SNSへの規制強化、労働組合の結成
逆風強まるITプラットフォーマー

 動画や検索、SNSサービスの提供で広告収入を得てきたグーグルやメタ、ネット通販やクラウドコンピューティングなどのサービスを提供してきたアマゾンの成長期待も鈍化している。

 グーグルとメタは、ユーザーである個人の検索や動画視聴、知人関係(ネットワーク)、モノやサービスの購入履歴といった膨大なデータ(ビッグデータ)を優先的に手に入れて、それを販売したり、新しいビジネスに用いたりすることによって急速に収益を増やした。

 しかし、ロシアがフェイスブックを用いて2016年の米大統領選挙に介入した疑惑が浮上したことなどにより、SNSへの規制が強化されている。メタは人海戦術でフェイクニュースの摘発を強化しなければならなくなり、コストが増加した。また、公正さへの懸念から一時、フェイスブックのユーザーが減少した。

 メタの22年1~3月期決算は、売上高の伸び率が上場来で最低となり、同社への懸念は高まっている。同様のことが、検索サービスの強化によって広告収入を増やしてきたグーグルにも当てはまる部分が多い。

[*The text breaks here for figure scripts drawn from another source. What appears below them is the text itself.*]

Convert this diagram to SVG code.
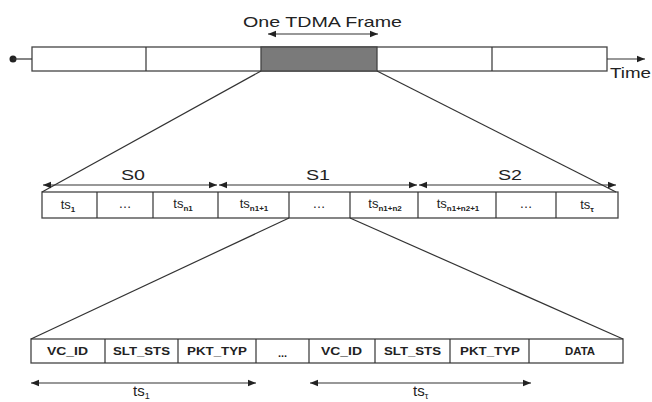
<svg xmlns="http://www.w3.org/2000/svg" width="652" height="402" viewBox="0 0 652 402">
<defs>
<marker id="ahb" viewBox="0 0 10 10" refX="10" refY="5" markerWidth="14" markerHeight="8" markerUnits="userSpaceOnUse" orient="auto-start-reverse">
<path d="M0,1 L10,5 L0,9 Z" fill="#222"/>
</marker>
</defs>
<style>
.box{fill:#fff;stroke:#444;stroke-width:1.3}
.ln{stroke:#333;stroke-width:1.2;fill:none}
.t{font-family:"Liberation Sans",Arial,sans-serif;fill:#222}
.big{font-size:15px}
.cell{font-size:11px;font-weight:bold}
.ts{font-size:13px;text-anchor:middle}
.sub{font-size:8px;font-weight:bold}
</style>
<rect width="652" height="402" fill="#fff"/>
<g id="frame-bar">
<rect class="box" x="32" y="47" width="575" height="24"/>
<rect x="261" y="47" width="116" height="24" fill="#7a7a7a" stroke="#444" stroke-width="1.3"/>
<line class="ln" x1="146" y1="47" x2="146" y2="71"/>
<line class="ln" x1="492" y1="47" x2="492" y2="71"/>
<circle cx="13" cy="59" r="3.5" fill="#222"/>
<text class="t big" x="610" y="78" textLength="41" lengthAdjust="spacingAndGlyphs">Time</text>
<text class="t big" x="243" y="27" textLength="159" lengthAdjust="spacingAndGlyphs">One TDMA Frame</text>
</g>
<g id="mid-row">
<rect class="box" x="42" y="192" width="576" height="26"/>
<line class="ln" x1="97" y1="192" x2="97" y2="218"/>
<line class="ln" x1="153" y1="192" x2="153" y2="218"/>
<line class="ln" x1="218" y1="192" x2="218" y2="218"/>
<line class="ln" x1="289" y1="192" x2="289" y2="218"/>
<line class="ln" x1="350" y1="192" x2="350" y2="218"/>
<line class="ln" x1="418" y1="192" x2="418" y2="218"/>
<line class="ln" x1="496" y1="192" x2="496" y2="218"/>
<line class="ln" x1="556" y1="192" x2="556" y2="218"/>
<text class="t ts" x="68" y="209">ts<tspan class="sub" dy="3">1</tspan></text>
<text class="t ts" x="125" y="208">…</text>
<text class="t ts" x="183" y="208">ts<tspan class="sub" dy="3">n1</tspan></text>
<text class="t ts" x="254" y="208">ts<tspan class="sub" dy="3">n1+1</tspan></text>
<text class="t ts" x="319" y="208">…</text>
<text class="t ts" x="385" y="208">ts<tspan class="sub" dy="3">n1+n2</tspan></text>
<text class="t ts" x="458" y="208">ts<tspan class="sub" dy="3">n1+n2+1</tspan></text>
<text class="t ts" x="526" y="208">…</text>
<text class="t ts" x="587" y="209">ts<tspan class="sub" dy="3">τ</tspan></text>
<text class="t big" x="121" y="180" textLength="24" lengthAdjust="spacingAndGlyphs">S0</text>
<text class="t big" x="306" y="180" textLength="24" lengthAdjust="spacingAndGlyphs">S1</text>
<text class="t big" x="498" y="180" textLength="24" lengthAdjust="spacingAndGlyphs">S2</text>
</g>
<g id="bottom-row">
<rect class="box" x="31" y="339" width="592" height="24"/>
<line class="ln" x1="105" y1="339" x2="105" y2="363"/>
<line class="ln" x1="178" y1="339" x2="178" y2="363"/>
<line class="ln" x1="256" y1="339" x2="256" y2="363"/>
<line class="ln" x1="309" y1="339" x2="309" y2="363"/>
<line class="ln" x1="375" y1="339" x2="375" y2="363"/>
<line class="ln" x1="450" y1="339" x2="450" y2="363"/>
<line class="ln" x1="529" y1="339" x2="529" y2="363"/>
<text class="t cell" x="47" y="355" textLength="41" lengthAdjust="spacingAndGlyphs">VC_ID</text>
<text class="t cell" x="113" y="355" textLength="57" lengthAdjust="spacingAndGlyphs">SLT_STS</text>
<text class="t cell" x="187" y="355" textLength="60" lengthAdjust="spacingAndGlyphs">PKT_TYP</text>
<text class="t cell" x="282.5" y="357" font-size="15" text-anchor="middle">...</text>
<text class="t cell" x="321" y="355" textLength="41" lengthAdjust="spacingAndGlyphs">VC_ID</text>
<text class="t cell" x="384" y="355" textLength="57" lengthAdjust="spacingAndGlyphs">SLT_STS</text>
<text class="t cell" x="460" y="355" textLength="60" lengthAdjust="spacingAndGlyphs">PKT_TYP</text>
<text class="t cell" x="565" y="355" textLength="30" lengthAdjust="spacingAndGlyphs">DATA</text>
<text class="t" x="133" y="396" font-size="15">ts<tspan font-size="9" dy="3">1</tspan></text>
<text class="t" x="413" y="396" font-size="15">ts<tspan font-size="9" dy="3">τ</tspan></text>
</g>
<g id="connectors">
<line class="ln" x1="32" y1="59" x2="13" y2="59"/>
<line class="ln" x1="607" y1="59" x2="645" y2="59" marker-end="url(#ahb)"/>
<line class="ln" x1="268" y1="34" x2="378" y2="34" marker-start="url(#ahb)" marker-end="url(#ahb)"/>
<line class="ln" x1="261" y1="71" x2="42" y2="192"/>
<line class="ln" x1="377" y1="71" x2="616" y2="192"/>
<line class="ln" x1="43" y1="185" x2="217" y2="185" marker-start="url(#ahb)" marker-end="url(#ahb)"/>
<line class="ln" x1="219" y1="185" x2="417" y2="185" marker-start="url(#ahb)" marker-end="url(#ahb)"/>
<line class="ln" x1="419" y1="185" x2="616" y2="185" marker-start="url(#ahb)" marker-end="url(#ahb)"/>
<line class="ln" x1="289" y1="218" x2="31" y2="339"/>
<line class="ln" x1="350" y1="218" x2="623" y2="339"/>
<line class="ln" x1="31" y1="383" x2="256" y2="383" marker-start="url(#ahb)" marker-end="url(#ahb)"/>
<line class="ln" x1="310" y1="383" x2="531" y2="383" marker-start="url(#ahb)" marker-end="url(#ahb)"/>
</g>
</svg>
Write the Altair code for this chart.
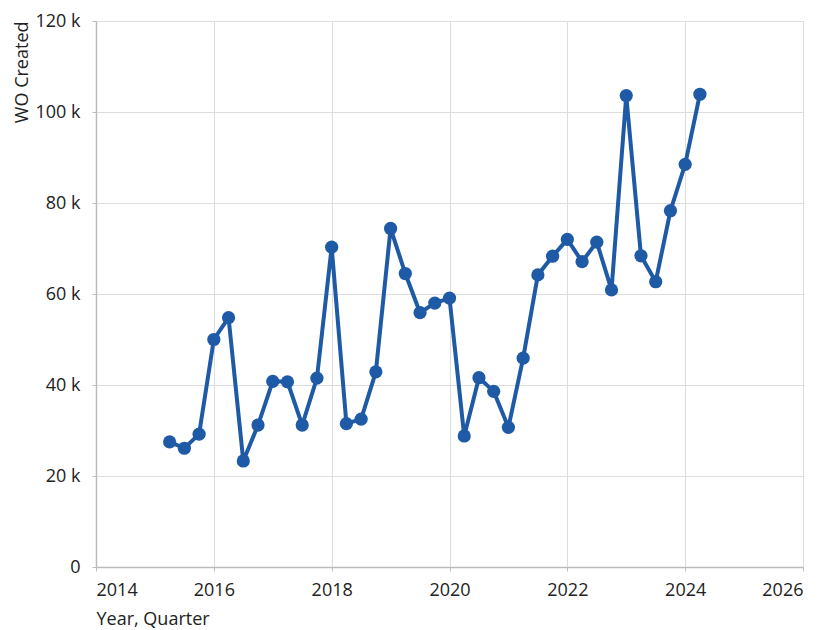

 アマゾンは世界に「物流革命」を起こした。同社は、積極的な設備投資によって世界各国で効率的な配送網を整備し、自力でラストワンマイルを構築した。さらに消費者一人ひとりの好みを突くアルゴリズムを開発して消費意欲をかき立て、クラウドサービスも提供することによって有力ITプラットフォーマーとしての地位を確立した。

 しかし、物流施設での過酷な労働環境への反発から労働組合が結成されるなど、成長力には翳りが出始めている。加えて、米国をはじめ世界的な人手不足を背景に、物流センターでの人員やドライバーの確保が難しくなっているようだ。

 倉庫の建設やEV新興メーカーへの投資も業績の重荷になっている。原油などエネルギー資源価格の高騰は燃料費の増加につながり、収益を圧迫している。このようにGAFA各社はこれまでの高い成長スピードを維持することが難しくなっている。